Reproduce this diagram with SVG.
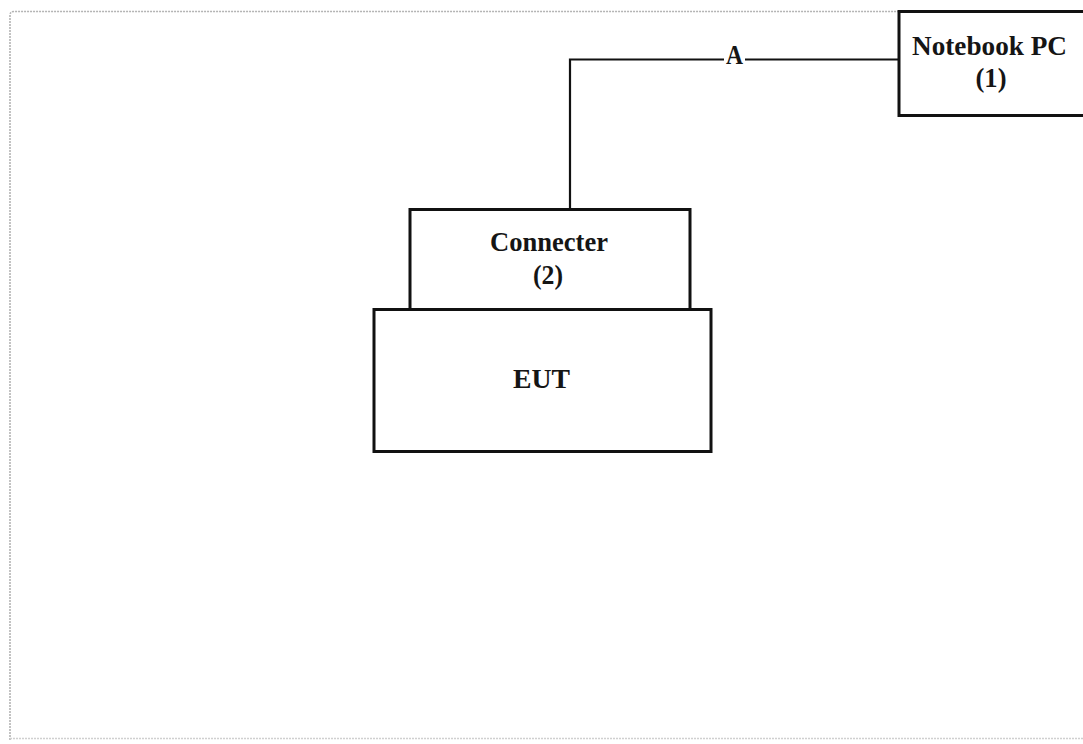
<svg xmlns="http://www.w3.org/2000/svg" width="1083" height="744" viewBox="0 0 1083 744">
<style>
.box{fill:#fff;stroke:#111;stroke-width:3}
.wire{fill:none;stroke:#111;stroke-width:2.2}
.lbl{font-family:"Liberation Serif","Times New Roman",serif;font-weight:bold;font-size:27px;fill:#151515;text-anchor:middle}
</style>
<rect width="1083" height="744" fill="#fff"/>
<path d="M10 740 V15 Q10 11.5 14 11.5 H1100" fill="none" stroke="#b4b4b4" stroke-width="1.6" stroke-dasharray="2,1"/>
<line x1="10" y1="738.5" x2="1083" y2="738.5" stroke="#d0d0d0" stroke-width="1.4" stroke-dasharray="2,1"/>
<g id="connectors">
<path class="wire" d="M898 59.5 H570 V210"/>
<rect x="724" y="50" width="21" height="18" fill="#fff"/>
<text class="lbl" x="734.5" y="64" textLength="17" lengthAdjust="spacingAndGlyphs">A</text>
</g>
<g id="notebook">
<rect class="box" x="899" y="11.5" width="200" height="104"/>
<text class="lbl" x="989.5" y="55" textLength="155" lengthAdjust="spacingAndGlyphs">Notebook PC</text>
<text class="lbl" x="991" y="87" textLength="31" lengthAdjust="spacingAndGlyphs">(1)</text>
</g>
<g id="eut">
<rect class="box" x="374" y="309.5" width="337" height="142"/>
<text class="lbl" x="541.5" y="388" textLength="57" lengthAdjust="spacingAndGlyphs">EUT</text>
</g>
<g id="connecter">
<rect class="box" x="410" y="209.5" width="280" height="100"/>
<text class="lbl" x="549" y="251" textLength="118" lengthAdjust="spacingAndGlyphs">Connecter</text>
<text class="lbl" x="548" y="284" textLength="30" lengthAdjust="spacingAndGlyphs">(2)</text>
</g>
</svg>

━━━

◆ **Task directions**:
Your copy of the data should match it exactly, except that pictures are left out.

◆ **In response**:
Reproduce this diagram with SVG.
<svg xmlns="http://www.w3.org/2000/svg" width="1083" height="744" viewBox="0 0 1083 744">
<style>
.box{fill:#fff;stroke:#111;stroke-width:3}
.wire{fill:none;stroke:#111;stroke-width:2.2}
.lbl{font-family:"Liberation Serif","Times New Roman",serif;font-weight:bold;font-size:27px;fill:#151515;text-anchor:middle}
</style>
<rect width="1083" height="744" fill="#fff"/>
<path d="M10 740 V15 Q10 11.5 14 11.5 H1100" fill="none" stroke="#b4b4b4" stroke-width="1.6" stroke-dasharray="2,1"/>
<line x1="10" y1="738.5" x2="1083" y2="738.5" stroke="#d0d0d0" stroke-width="1.4" stroke-dasharray="2,1"/>
<g id="connectors">
<path class="wire" d="M898 59.5 H570 V210"/>
<rect x="724" y="50" width="21" height="18" fill="#fff"/>
<text class="lbl" x="734.5" y="64" textLength="17" lengthAdjust="spacingAndGlyphs">A</text>
</g>
<g id="notebook">
<rect class="box" x="899" y="11.5" width="200" height="104"/>
<text class="lbl" x="989.5" y="55" textLength="155" lengthAdjust="spacingAndGlyphs">Notebook PC</text>
<text class="lbl" x="991" y="87" textLength="31" lengthAdjust="spacingAndGlyphs">(1)</text>
</g>
<g id="eut">
<rect class="box" x="374" y="309.5" width="337" height="142"/>
<text class="lbl" x="541.5" y="388" textLength="57" lengthAdjust="spacingAndGlyphs">EUT</text>
</g>
<g id="connecter">
<rect class="box" x="410" y="209.5" width="280" height="100"/>
<text class="lbl" x="549" y="251" textLength="118" lengthAdjust="spacingAndGlyphs">Connecter</text>
<text class="lbl" x="548" y="284" textLength="30" lengthAdjust="spacingAndGlyphs">(2)</text>
</g>
</svg>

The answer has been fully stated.